→ GOAL: Work out how many lines hold "that". Give the number and nothing else.

→ PROVIDED INFORMATION:
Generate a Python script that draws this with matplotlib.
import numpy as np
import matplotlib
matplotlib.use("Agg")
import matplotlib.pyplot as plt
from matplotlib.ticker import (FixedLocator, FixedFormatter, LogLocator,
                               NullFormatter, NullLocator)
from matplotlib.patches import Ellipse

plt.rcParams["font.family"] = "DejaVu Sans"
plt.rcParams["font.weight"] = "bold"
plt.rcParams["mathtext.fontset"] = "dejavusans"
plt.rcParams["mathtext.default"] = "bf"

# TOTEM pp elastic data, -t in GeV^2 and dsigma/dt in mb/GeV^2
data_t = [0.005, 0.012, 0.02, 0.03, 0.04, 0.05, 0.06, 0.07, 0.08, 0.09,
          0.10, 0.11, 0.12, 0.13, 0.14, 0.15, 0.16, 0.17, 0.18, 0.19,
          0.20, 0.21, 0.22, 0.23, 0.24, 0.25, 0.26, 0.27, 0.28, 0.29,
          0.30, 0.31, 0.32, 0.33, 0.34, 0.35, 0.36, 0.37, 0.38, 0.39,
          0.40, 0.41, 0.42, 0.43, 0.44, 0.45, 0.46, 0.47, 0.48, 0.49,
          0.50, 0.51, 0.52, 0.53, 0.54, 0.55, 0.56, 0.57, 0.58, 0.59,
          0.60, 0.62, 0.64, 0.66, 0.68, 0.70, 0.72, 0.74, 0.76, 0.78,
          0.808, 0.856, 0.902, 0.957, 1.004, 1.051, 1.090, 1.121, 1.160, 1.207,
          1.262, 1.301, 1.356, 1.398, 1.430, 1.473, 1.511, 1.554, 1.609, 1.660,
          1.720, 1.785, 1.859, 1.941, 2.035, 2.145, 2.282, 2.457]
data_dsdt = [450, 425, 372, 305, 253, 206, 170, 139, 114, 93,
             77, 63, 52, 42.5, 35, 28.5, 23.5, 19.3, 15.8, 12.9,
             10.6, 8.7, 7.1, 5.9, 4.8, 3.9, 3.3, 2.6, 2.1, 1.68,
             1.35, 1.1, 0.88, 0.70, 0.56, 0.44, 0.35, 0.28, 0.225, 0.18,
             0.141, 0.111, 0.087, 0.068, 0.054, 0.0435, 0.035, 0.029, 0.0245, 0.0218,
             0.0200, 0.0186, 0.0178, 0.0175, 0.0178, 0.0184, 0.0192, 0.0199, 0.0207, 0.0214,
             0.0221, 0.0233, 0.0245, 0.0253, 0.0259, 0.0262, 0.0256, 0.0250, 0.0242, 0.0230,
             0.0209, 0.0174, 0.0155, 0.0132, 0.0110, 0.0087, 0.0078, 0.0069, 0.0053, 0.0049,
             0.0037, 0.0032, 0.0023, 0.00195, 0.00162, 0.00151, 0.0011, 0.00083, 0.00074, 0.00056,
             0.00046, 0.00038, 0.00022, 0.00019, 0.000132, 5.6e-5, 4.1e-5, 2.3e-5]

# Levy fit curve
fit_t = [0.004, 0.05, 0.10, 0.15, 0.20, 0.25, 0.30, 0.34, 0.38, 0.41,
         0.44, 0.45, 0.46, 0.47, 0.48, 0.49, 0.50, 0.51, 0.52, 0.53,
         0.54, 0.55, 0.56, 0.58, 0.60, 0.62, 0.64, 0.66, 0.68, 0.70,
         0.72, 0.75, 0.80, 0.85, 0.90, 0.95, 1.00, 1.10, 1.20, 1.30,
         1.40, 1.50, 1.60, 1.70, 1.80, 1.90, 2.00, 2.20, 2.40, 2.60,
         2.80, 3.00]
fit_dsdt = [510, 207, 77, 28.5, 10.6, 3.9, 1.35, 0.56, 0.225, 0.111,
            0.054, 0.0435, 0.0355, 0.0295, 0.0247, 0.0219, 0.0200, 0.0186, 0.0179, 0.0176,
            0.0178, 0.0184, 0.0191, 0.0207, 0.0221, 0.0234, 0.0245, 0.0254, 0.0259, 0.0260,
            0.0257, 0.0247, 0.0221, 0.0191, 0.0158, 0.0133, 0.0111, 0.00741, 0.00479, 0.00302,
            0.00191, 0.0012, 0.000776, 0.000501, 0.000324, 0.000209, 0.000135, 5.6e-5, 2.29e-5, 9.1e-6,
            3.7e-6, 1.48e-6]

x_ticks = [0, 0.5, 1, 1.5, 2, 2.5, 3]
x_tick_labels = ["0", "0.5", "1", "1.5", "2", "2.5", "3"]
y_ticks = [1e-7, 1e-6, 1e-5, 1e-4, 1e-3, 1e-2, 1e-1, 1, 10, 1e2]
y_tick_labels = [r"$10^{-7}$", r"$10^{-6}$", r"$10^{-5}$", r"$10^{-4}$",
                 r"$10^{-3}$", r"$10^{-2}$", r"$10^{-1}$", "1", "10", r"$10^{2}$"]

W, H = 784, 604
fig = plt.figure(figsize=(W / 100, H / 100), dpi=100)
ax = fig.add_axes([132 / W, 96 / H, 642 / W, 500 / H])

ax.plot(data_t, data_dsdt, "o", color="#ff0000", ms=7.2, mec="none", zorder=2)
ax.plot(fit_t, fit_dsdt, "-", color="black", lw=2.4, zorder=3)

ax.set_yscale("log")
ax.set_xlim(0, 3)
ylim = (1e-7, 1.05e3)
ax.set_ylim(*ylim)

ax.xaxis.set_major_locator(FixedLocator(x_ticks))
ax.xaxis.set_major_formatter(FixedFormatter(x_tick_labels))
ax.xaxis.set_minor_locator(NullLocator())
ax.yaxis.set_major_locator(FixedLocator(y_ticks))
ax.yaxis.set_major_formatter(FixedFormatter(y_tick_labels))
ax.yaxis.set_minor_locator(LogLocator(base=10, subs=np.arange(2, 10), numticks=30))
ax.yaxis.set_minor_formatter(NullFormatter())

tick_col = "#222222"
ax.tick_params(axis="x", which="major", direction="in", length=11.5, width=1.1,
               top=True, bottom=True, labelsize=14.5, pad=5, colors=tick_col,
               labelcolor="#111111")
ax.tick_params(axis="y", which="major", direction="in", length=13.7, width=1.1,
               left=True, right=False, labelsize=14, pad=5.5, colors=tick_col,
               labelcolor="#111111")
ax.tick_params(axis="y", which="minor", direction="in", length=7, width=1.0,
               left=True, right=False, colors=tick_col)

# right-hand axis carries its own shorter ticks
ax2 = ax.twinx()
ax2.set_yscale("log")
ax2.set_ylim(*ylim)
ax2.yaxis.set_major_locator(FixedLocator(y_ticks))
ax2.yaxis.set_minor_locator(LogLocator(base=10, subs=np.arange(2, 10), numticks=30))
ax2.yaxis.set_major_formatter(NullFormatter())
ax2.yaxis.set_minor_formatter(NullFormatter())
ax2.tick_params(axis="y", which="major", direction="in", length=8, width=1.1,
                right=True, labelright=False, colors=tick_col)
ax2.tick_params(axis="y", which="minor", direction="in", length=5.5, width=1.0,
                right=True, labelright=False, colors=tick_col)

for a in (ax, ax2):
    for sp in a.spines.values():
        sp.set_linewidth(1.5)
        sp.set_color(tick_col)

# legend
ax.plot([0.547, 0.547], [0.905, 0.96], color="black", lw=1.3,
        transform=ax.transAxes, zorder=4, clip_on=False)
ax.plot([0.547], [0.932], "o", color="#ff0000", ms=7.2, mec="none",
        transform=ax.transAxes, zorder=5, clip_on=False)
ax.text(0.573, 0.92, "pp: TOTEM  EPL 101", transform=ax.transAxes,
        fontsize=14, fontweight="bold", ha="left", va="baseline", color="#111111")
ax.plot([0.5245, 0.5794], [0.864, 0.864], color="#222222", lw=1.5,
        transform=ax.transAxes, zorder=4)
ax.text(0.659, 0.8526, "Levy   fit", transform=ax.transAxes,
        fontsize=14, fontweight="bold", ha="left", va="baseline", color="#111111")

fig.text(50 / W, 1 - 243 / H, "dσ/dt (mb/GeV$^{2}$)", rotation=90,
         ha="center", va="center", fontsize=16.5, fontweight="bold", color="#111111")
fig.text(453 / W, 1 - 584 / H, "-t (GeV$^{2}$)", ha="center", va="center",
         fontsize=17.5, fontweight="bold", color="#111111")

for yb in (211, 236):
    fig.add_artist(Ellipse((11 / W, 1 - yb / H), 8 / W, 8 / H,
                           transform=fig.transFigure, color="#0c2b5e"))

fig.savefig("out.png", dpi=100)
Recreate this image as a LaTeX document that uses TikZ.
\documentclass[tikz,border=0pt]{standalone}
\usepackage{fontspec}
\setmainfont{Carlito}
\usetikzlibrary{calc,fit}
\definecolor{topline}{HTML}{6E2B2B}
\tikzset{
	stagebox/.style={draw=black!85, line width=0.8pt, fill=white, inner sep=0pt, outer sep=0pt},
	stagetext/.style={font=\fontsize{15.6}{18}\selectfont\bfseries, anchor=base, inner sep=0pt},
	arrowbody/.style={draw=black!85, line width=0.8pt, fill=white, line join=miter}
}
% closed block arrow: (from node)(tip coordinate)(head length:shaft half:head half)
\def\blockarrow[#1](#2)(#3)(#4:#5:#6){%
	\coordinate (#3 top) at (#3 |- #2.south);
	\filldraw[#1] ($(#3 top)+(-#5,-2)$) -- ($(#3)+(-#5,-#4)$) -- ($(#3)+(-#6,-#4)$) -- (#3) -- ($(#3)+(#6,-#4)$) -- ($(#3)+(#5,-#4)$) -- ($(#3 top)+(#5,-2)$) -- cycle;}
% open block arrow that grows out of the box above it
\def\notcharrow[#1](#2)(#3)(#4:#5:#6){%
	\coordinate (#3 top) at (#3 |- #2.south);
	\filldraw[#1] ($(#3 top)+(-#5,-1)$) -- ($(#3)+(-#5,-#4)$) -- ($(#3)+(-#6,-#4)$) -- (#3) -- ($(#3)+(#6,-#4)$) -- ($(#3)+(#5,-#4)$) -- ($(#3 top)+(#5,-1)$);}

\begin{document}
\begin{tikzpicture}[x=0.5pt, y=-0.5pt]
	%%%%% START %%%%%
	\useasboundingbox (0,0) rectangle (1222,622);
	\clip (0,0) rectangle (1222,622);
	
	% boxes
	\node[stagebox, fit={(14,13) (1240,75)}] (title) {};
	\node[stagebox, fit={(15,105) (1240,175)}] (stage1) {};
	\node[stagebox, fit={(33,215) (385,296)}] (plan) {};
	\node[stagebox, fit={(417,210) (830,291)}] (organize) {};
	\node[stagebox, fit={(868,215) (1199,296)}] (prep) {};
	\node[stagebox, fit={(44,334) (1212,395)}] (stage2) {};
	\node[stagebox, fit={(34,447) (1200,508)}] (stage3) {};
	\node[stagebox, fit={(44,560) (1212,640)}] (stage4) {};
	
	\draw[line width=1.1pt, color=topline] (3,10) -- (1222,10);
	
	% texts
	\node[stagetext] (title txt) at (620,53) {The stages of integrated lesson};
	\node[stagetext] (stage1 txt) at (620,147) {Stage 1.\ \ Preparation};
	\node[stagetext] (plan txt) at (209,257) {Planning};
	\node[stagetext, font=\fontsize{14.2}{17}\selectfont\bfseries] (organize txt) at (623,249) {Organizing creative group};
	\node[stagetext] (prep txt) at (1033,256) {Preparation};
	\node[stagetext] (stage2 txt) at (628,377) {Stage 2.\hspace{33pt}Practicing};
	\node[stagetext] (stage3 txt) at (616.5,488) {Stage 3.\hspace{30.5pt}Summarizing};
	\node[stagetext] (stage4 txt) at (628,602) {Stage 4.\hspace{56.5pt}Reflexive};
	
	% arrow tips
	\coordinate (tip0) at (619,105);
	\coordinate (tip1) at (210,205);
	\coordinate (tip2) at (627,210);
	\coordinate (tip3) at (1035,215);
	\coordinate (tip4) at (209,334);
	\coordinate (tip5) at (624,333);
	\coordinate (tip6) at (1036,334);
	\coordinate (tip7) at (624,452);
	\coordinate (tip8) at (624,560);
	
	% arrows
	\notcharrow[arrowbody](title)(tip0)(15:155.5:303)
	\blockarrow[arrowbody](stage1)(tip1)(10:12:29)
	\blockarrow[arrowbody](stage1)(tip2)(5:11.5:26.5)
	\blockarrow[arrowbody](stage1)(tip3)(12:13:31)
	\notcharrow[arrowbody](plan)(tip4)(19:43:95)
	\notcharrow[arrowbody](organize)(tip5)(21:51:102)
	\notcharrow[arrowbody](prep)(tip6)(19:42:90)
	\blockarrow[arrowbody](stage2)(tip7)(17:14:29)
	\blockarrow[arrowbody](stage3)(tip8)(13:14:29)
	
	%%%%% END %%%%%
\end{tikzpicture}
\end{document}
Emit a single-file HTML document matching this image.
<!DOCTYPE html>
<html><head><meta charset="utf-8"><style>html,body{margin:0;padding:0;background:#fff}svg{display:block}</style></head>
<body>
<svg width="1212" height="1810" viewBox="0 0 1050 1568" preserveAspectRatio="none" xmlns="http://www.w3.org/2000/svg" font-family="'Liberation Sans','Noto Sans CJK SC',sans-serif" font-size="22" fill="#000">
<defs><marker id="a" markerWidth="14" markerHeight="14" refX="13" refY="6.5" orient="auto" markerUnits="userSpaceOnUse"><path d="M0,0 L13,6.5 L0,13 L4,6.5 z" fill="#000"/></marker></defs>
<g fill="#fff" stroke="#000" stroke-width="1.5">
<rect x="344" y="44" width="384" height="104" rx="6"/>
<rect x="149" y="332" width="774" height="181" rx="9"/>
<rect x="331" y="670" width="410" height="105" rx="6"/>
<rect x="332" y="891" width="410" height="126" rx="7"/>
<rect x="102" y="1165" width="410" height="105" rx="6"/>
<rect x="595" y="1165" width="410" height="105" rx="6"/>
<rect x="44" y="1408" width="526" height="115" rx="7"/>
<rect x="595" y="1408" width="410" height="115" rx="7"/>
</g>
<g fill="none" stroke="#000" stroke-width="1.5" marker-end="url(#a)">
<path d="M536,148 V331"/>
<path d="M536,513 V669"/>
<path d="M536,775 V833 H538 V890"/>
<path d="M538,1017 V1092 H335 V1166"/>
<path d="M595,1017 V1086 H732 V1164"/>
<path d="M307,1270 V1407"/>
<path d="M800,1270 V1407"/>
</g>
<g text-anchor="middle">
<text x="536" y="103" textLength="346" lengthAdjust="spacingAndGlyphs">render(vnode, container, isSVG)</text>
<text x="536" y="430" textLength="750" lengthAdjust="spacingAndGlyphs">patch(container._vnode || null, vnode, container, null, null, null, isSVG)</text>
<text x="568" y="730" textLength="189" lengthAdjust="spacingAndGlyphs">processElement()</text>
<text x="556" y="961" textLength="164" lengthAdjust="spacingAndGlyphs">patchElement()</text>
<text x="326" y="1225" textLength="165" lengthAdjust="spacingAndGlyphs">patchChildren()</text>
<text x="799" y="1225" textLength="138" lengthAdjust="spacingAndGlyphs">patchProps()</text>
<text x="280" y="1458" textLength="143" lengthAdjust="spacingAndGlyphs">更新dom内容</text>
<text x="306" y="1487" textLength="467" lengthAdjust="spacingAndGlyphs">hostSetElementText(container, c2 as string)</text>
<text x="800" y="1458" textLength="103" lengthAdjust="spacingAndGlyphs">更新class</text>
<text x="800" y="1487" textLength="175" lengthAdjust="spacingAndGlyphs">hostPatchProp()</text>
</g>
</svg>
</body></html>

→ ANSWER: 3